What’s more, he continued, the three-years-in-the-making legislation was “amazing” and, in fact, “a reform bill.”
Caught up in his expansive rhetoric, Lucas finished describing the law’s bigger elements with a flourish: “This is not just a good farm bill, it’s almost a miraculous farm bill!”
Not miraculous
Truth be told, the 950-page bill is not a near-miracle, not amazing, not very reforming and, most definitely, not historic. It is a very late, very dense, and very status quo law that further institutionalizes scale over substance and insurance over economics.
On the face of it, there’s nothing wrong with either growth or insurance. Under this law, however, the two are tied tightly together; growth is all but guaranteed by heavily subsidized revenue insurance.

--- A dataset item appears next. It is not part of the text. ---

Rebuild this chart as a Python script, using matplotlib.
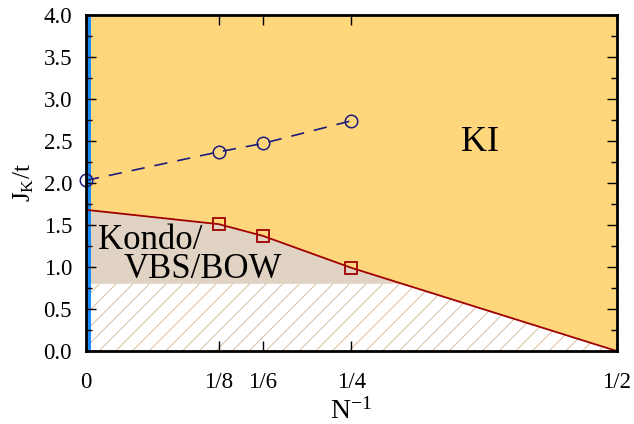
import numpy as np
import matplotlib.pyplot as plt
from matplotlib.ticker import MultipleLocator

plt.rcParams['font.family'] = 'Liberation Serif'
plt.rcParams['mathtext.fontset'] = 'custom'
plt.rcParams['mathtext.rm'] = 'Liberation Serif'
plt.rcParams['mathtext.it'] = 'Liberation Serif:italic'
plt.rcParams['hatch.linewidth'] = 0.6

# KI transition (circles, dashed)
ki_x = [0, 1/8, 1/6, 1/4]
ki_y = [2.03, 2.37, 2.47, 2.74]

# Kondo/VBS boundary (squares)
sq_x = [1/8, 1/6, 1/4]
sq_y = [1.51, 1.37, 0.99]

# full boundary line
bd_x = [0, 1/8, 1/6, 1/4, 1/2]
bd_y = [1.68, 1.51, 1.37, 0.99, 0.0]

hatch_top = 0.8
xticks = [0, 1/8, 1/6, 1/4, 1/2]
xticklabels = ['0', '1/8', '1/6', '1/4', '1/2']

fig = plt.figure(figsize=(6.34, 4.24), dpi=100)
ax = fig.add_axes([0.1356, 0.172, 0.8374, 0.793])

xs = np.linspace(0, 0.5, 1001)
ys = np.interp(xs, bd_x, bd_y)

ax.fill_between(xs, ys, 4.0, color='#fed67c', lw=0, zorder=0)
ax.fill_between(xs, hatch_top, ys, where=ys > hatch_top, color='#e0d3c3', lw=0, zorder=0)
ax.fill_between(xs, 0, np.minimum(ys, hatch_top), facecolor='white', edgecolor='#d4b290',
                hatch='//', lw=0, zorder=0)
ax.axvspan(0, 0.0048, color='#1a8cff', lw=0, zorder=1)

ax.plot(bd_x, bd_y, color='#a00000', lw=1.3, zorder=2)
ax.plot(sq_x, sq_y, ls='none', marker='s', ms=8, mfc='none', mec='#a00000', mew=1.3, zorder=3)
ax.plot(ki_x, ki_y, color='#1c1c7c', lw=1.2, ls=(0, (8, 6)), marker='o', ms=9,
        mfc='none', mec='#1c1c7c', mew=1.1, zorder=3, clip_on=False)

ax.text(0.3536, 2.48, 'KI', fontsize=26, ha='left', va='center')
ax.text(0.011, 1.32, 'Kondo/', fontsize=25, ha='left', va='center')
ax.text(0.035, 0.97, 'VBS/BOW', fontsize=25, ha='left', va='center')

ax.set_xlim(0, 0.5)
ax.set_ylim(0, 4.0)
ax.set_xticks(xticks)
ax.set_xticklabels(xticklabels)
ax.yaxis.set_major_locator(MultipleLocator(0.5))
ax.yaxis.set_minor_locator(MultipleLocator(0.25))
ax.yaxis.set_major_formatter(plt.FormatStrFormatter('%.1f'))
ax.tick_params(which='both', direction='in', top=True, right=True, labelsize=16.5)
ax.tick_params(which='major', length=7, width=1)
ax.tick_params(which='minor', length=4, width=1)
ax.tick_params(axis='x', pad=15)
ax.tick_params(axis='y', pad=10)
for s in ax.spines.values():
    s.set_linewidth(2)
    s.set_zorder(5)

ax.set_xlabel('N$^{-1}$', fontsize=20)
ax.set_ylabel('J$_\\mathrm{K}$/t', fontsize=18)
ax.xaxis.set_label_coords(0.5, -0.14)
ax.yaxis.set_label_coords(-0.095, 0.5)

fig.savefig('out.png', dpi=100)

The market is, well, in there somewhere. How that policy will work is certain to be tested in 2014. Right now corn is scraping along at $4 per bu., ethanol is poised to lose some of its government-mandated demand, the export market is increasingly crowded and competitive and U.S. farmers will grow between 13.9 billion and 14.3 billion bu. of corn this year, or about 2 billion bu. more than forecasters predict will be needed.
Dropping prices
As such, Iowa State University economist Robert Wisner estimates cash corn prices will drop from an already-thin average of $4.40 per bu. in 2013-14 to a well underwater season average of $3.75 to $3.90 in 2014-15. The new farm law, with its higher insurable levels and fatter insurance subsidies, makes this corn-choking outcome quite likely.

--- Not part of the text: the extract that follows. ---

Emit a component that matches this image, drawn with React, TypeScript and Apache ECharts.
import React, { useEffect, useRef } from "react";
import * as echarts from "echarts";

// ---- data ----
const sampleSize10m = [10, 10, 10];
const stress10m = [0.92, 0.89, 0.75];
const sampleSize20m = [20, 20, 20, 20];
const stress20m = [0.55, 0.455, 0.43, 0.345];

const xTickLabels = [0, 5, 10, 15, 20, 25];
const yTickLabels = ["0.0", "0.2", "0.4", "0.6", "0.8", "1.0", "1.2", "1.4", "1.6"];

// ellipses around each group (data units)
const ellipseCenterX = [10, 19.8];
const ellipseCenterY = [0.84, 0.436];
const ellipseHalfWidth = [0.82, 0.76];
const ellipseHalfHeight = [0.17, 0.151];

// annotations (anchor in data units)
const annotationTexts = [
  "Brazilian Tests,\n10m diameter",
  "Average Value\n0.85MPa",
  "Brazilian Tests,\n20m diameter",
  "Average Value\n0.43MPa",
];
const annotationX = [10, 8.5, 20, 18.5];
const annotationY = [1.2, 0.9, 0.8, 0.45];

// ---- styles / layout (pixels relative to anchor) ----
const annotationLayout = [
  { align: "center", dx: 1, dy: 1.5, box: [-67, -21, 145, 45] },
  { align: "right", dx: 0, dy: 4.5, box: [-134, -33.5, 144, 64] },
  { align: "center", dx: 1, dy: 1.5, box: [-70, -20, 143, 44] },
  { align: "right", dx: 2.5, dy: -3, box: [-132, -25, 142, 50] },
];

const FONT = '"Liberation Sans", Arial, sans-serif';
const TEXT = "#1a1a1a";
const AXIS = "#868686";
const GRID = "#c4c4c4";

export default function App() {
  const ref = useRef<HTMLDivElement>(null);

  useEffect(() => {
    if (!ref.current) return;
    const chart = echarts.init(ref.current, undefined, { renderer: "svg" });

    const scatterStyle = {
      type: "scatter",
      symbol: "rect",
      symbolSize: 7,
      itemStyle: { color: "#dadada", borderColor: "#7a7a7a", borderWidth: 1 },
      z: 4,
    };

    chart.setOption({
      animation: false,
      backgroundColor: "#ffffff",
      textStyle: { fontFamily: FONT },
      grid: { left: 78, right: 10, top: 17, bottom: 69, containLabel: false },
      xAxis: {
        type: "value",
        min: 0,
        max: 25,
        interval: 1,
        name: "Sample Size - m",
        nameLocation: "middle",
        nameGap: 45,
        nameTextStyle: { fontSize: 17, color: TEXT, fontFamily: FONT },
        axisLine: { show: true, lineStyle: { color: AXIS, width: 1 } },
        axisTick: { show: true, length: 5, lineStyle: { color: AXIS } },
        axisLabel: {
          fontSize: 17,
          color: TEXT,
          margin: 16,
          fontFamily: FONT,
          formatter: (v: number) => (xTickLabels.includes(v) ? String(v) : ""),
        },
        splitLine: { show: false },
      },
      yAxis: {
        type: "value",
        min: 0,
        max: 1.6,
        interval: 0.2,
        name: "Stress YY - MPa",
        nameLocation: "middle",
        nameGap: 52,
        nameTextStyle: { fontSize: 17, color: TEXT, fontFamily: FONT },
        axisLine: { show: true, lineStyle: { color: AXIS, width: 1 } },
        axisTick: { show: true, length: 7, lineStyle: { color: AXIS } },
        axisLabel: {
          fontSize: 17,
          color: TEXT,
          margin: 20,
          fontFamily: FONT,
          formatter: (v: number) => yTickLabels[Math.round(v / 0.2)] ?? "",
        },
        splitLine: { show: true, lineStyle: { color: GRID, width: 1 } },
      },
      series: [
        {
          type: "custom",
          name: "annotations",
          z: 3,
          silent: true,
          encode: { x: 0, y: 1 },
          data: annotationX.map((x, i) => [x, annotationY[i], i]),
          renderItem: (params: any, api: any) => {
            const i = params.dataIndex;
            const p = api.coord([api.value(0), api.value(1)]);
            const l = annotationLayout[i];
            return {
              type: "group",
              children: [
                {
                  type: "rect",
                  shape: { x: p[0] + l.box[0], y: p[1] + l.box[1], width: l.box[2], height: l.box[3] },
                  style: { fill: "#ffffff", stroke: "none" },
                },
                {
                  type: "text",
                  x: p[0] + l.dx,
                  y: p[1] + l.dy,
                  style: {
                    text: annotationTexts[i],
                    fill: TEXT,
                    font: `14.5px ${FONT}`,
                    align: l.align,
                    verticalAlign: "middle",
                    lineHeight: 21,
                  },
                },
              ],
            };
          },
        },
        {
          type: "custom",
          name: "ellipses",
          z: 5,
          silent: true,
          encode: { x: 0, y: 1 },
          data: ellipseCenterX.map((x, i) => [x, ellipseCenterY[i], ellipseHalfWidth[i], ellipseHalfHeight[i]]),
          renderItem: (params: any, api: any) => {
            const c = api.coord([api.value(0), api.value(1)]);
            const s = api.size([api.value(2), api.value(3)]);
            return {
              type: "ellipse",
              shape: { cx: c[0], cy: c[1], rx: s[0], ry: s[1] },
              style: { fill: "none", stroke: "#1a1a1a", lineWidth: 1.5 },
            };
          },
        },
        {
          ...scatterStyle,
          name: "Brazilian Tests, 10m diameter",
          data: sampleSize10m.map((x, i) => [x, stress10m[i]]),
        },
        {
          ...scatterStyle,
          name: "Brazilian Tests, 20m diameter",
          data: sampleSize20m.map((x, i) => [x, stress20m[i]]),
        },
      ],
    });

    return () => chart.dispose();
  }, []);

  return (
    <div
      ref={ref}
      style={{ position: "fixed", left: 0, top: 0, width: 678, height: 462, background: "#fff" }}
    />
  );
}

So likely, in fact, that the Jan. 29 Wall Street Journal editorialized that the cost of this new “shallow loss” insurance program could “balloon to $14 billion a year” if overproduction results. (Visit the editorial and all supporting documents).
Likely to pass
Implementation, however, hinges on whether the bill will clear Congress and be signed into law by the president (a near-slam dunk since the House passed it Jan. 29 on a solid, 251-166 vote) and if the rules to administer it can be done in — what — no more than 60 days?

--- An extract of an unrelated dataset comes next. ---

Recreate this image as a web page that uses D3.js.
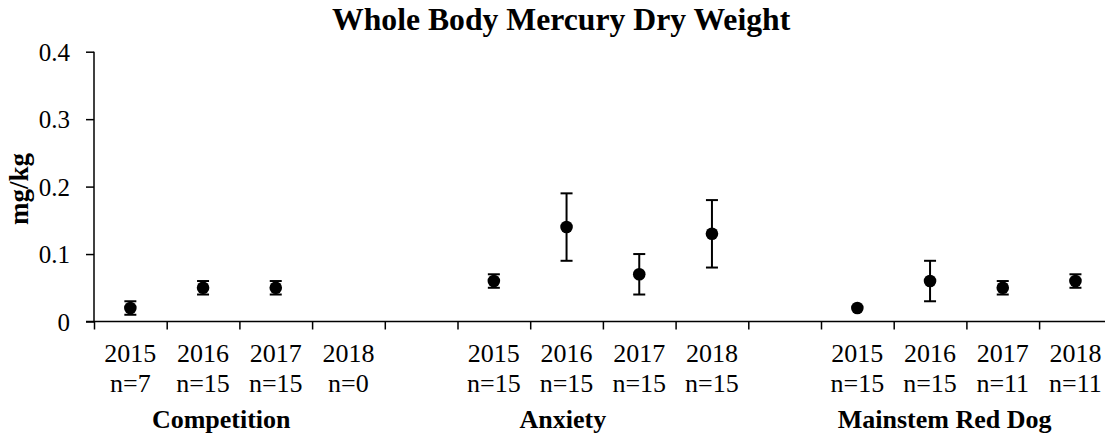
<!DOCTYPE html>
<html>
<head>
<meta charset="utf-8">
<script src="https://cdn.jsdelivr.net/npm/d3@7"></script>
<style>
  body { margin: 0; background: #fff; }
  svg text { font-family: "Liberation Serif", "Times New Roman", serif; fill: #000; }
</style>
</head>
<body>
<div id="chart"></div>
<script>
// chart data
const groups = ["Competition", "Anxiety", "Mainstem Red Dog"];
const years = ["2015", "2016", "2017", "2018"];
const sampleSizes = [
  [7, 15, 15, 0],
  [15, 15, 15, 15],
  [15, 15, 11, 11]
];
const means = [
  [0.02, 0.05, 0.05, null],
  [0.06, 0.14, 0.07, 0.13],
  [0.02, 0.06, 0.05, 0.06]
];
const errors = [
  [0.01, 0.01, 0.01, null],
  [0.01, 0.05, 0.03, 0.05],
  [0, 0.03, 0.01, 0.01]
];
const yTicks = [0, 0.1, 0.2, 0.3, 0.4];

const width = 1105, height = 435;
const slotsPerGroup = years.length + 1;   // one empty slot between groups
const nSlots = groups.length * slotsPerGroup - 1;
// group labels in the original sit a bit off-centre
const groupLabelShift = [-0.25, -0.55, -0.3];

const svg = d3.select("#chart").append("svg")
  .attr("width", width)
  .attr("height", height);

const x = d3.scaleLinear()
  .domain([0, nSlots + 1])
  .range([94, 94 + (nSlots + 1) * 72.7]);

const y = d3.scaleLinear()
  .domain([0, 0.4])
  .range([321.5, 51.7]);

// flatten into points
const points = [];
groups.forEach((g, gi) => {
  years.forEach((yr, yi) => {
    points.push({
      slot: gi * slotsPerGroup + yi,
      year: yr,
      n: sampleSizes[gi][yi],
      mean: means[gi][yi],
      err: errors[gi][yi]
    });
  });
});

// title
svg.append("text")
  .attr("x", 332)
  .attr("y", 30)
  .style("font-size", "31.7px")
  .style("font-weight", "bold")
  .text("Whole Body Mercury Dry Weight");

// y axis
const yAxis = d3.axisLeft(y)
  .tickValues(yTicks)
  .tickSize(8)
  .tickPadding(16)
  .tickFormat(d => d === 0 ? "0" : d3.format(".1f")(d));

const yG = svg.append("g")
  .attr("transform", `translate(${x(0)},0)`)
  .call(yAxis);
yG.selectAll("path, line").attr("stroke", "#000").attr("stroke-width", 1.5);
yG.select(".domain").attr("d", `M0,${y(0.4)}V${y(0)}`);
yG.selectAll("text").style("font-size", "25px").attr("dy", "0.35em");

svg.append("text")
  .attr("transform", `translate(28,${189}) rotate(-90)`)
  .attr("text-anchor", "middle")
  .style("font-size", "27px")
  .style("font-weight", "bold")
  .text("mg/kg");

// x axis: ticks at slot boundaries
const xAxis = d3.axisBottom(x)
  .tickValues(d3.range(0, nSlots + 1))
  .tickSize(8)
  .tickFormat("");

const xG = svg.append("g")
  .attr("transform", `translate(0,${y(0)})`)
  .call(xAxis);
xG.selectAll("path, line").attr("stroke", "#000").attr("stroke-width", 1.5);
xG.select(".domain").attr("d", `M${x(0) - 8},0H${x(nSlots + 1)}`);

// category labels
const labels = svg.append("g").style("font-size", "26px");
labels.selectAll(".year")
  .data(points)
  .join("text")
  .attr("class", "year")
  .attr("x", d => x(d.slot + 0.5))
  .attr("y", 362)
  .attr("text-anchor", "middle")
  .text(d => d.year);

labels.selectAll(".n")
  .data(points)
  .join("text")
  .attr("class", "n")
  .attr("x", d => x(d.slot + 0.5))
  .attr("y", 392)
  .attr("text-anchor", "middle")
  .text(d => "n=" + d.n);

labels.selectAll(".group")
  .data(groups)
  .join("text")
  .attr("class", "group")
  .attr("x", (d, i) => x(i * slotsPerGroup + years.length / 2 + groupLabelShift[i]))
  .attr("y", 428)
  .attr("text-anchor", "middle")
  .style("font-weight", "bold")
  .text(d => d);

// error bars and points
const valid = points.filter(d => d.mean !== null);
const capW = 6;

const bars = svg.append("g")
  .attr("stroke", "#000")
  .attr("stroke-width", 2);

bars.selectAll(".stem")
  .data(valid.filter(d => d.err > 0))
  .join("line")
  .attr("x1", d => x(d.slot + 0.5))
  .attr("x2", d => x(d.slot + 0.5))
  .attr("y1", d => y(d.mean - d.err))
  .attr("y2", d => y(d.mean + d.err));

bars.selectAll(".capTop")
  .data(valid.filter(d => d.err > 0))
  .join("line")
  .attr("class", "capTop")
  .attr("x1", d => x(d.slot + 0.5) - capW)
  .attr("x2", d => x(d.slot + 0.5) + capW)
  .attr("y1", d => y(d.mean + d.err))
  .attr("y2", d => y(d.mean + d.err));

bars.selectAll(".capBottom")
  .data(valid.filter(d => d.err > 0))
  .join("line")
  .attr("class", "capBottom")
  .attr("x1", d => x(d.slot + 0.5) - capW)
  .attr("x2", d => x(d.slot + 0.5) + capW)
  .attr("y1", d => y(d.mean - d.err))
  .attr("y2", d => y(d.mean - d.err));

svg.append("g")
  .selectAll("circle")
  .data(valid)
  .join("circle")
  .attr("cx", d => x(d.slot + 0.5))
  .attr("cy", d => y(d.mean))
  .attr("r", 6.3)
  .attr("fill", "#000");
</script>
</body>
</html>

Good luck on the second thing, says a well-placed farm bill watcher.
“The operating language of what will be allowed under this insurance program is very complicated,” the friend offers, “and writing the rules for it will be even more complicated.”
Complicated, yes. Different, no.
No excuses
And that’s the biggest irony to this whole, bloody bill: There’s nothing in it that might have required the best part of three years to write or provided all the fuel to the fierce, bitter partisanship that dogged its every agonizing step.
After all, this bill never got within a mile of very difficult discussions on whether ethanol still holds a place in America’s renewable fuels future or how a farm bill might address the nation’s increasing health problems. Moreover, Congress didn’t convene one public hearing or one ag committee meeting over what the United States and its farmers and ranchers can do to ensure sustainable food production in a world steeply challenged by expanding population, increasing climate change and tougher, narrower economics.
No, this farm bill was the easy one — despite the delays and politics — so we took the easy way out. The hard farm bill — the one that tackles more than subsidized insurance and government-supported markets like ethanol and sugar, the one that views consumers and agribusiness as equals, the one that makes soil and water as important as corn and soybeans — lies ahead.
That’s the one that will be historic, reforming, amazing and a near-miracle.